Mar 12, 2021
A tiny, fastidiously dressed man emerged from Black Philadelphia around the turn of the century to mentor a generation of young artists including Langston Hughes, Zora Neale Hurston, and Jacob Lawrence and call them the New Negro — the creative African Americans whose art, literature, music, and drama would inspire Black people to greatness.
Professor Jeffrey Stewart brought Alain Locke’s story to the forefront with his Pulitzer Prize-winning biography, The New Negro: The Life of Alain Locke. In celebration of its paperback release, Stewart joined us in conversation with Northwest African American Museum’s LaNesha DeBardelaben to explore Locke’s legacy and his impact in promoting the cultural heritage of Black people.

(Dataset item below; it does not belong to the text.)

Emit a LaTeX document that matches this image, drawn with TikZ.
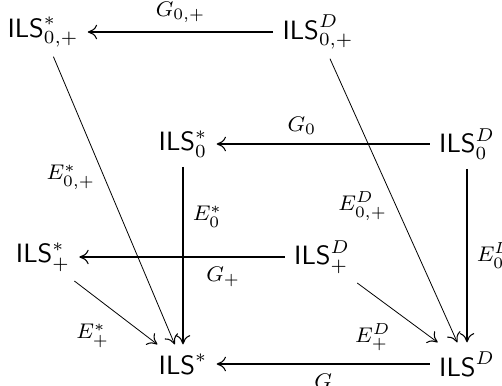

Stewart narrated the education of Locke and explored both Locke’s professional and private life, including his relationships with his mother, his friends, and his white patrons, as well as his lifelong search for love as a gay man. Stewart and DeBardelaben considered Locke’s promotion of the literary and artistic work of African Americans—buoyed by looking to Africa to find the proud and beautiful roots of the race—and examined how he helped establish the idea that Black urban communities could be crucibles of creativity. Don’t miss this thought-provoking conversation about the man who became known as the Father of the Harlem Renaissance.
Jeffrey Stewart is a professor of Black Studies at the University of California, Santa Barbara. He is the author of Paul Robeson: Artist and Citizen and 1001 Things Everyone Should Know About African American History.
LaNesha DeBardelaben is Executive Director of the Northwest African American Museum and serves as National President of the Board of Directors of the Association of African American Museums (AAAM).